Data has the quality of increasing in value at the rate it is compared and contrasted to other data. An observation, a time, and a place make more sense together than either of the data points analyzed individually. More practically speaking, the temperature in a facility is relevant once compared over time, across different rooms, and in respect of when it is used. Such a context permits optimization of heating and ventilation in order to spare the environment while saving costs. Data from complementary systems such as lighting and outlets could further supplement energy consumption awareness and insights. Moreover, the usage of these systems can indirectly provide insights in behavioral patterns used for future planning, system control, or changes to the property layout, etc.
Yet, to date we have not seen many successful cases of integrated data streams, fact-based decision making, and applied analytical tools in the real estate industry. Being a truly data driven organization remains fiction for many players in the industry. Not only is it difficult to recognize applications for all possible data streams, but even when application areas can be conceived, facility owners across all categories point to the same underlying issue – a lack of openness.

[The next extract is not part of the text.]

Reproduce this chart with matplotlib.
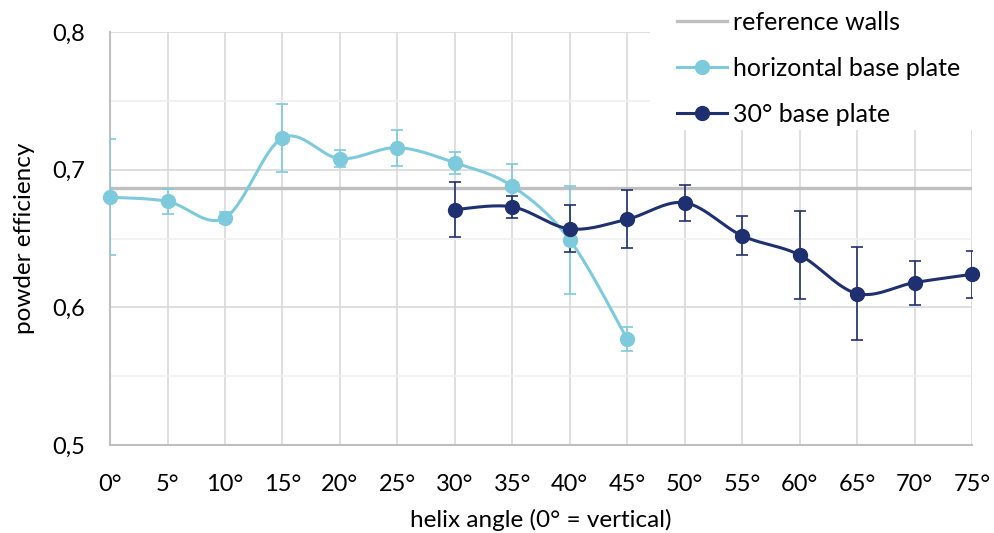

The figure above portrays a typical facility with multiple non-integrated modules, typically procured separately. Such modules, when connected, can typically only deliver isolated data streams related to their operating data and related metrics. The data is usually delivered in a visual format with charts, aggregated and readable only by using a proprietary system. After all, suppliers are incentivised to create lock-in effects through development of such systems.
This lack of interoperability between systems means there are no easy ways of extracting, processing, and combining data for analytical work. To put it in perspective, data scientists are reportedly spending 80% of their time working with collection, cleaning, and organisation of data – i.e. the necessary prework to set up a foundation for analysis. The potential benefits of data are therefore not always seen as worth the time and effort.
The industry has thus looked to renew their IT structures starting with reclaiming ownership of their own data, adhering to data standards and open APIs to improve system interoperability and using digital platforms to collect and analyze their data as intended. Through these efforts, data synergies are enabled and opportunities to identify new use areas are enhanced.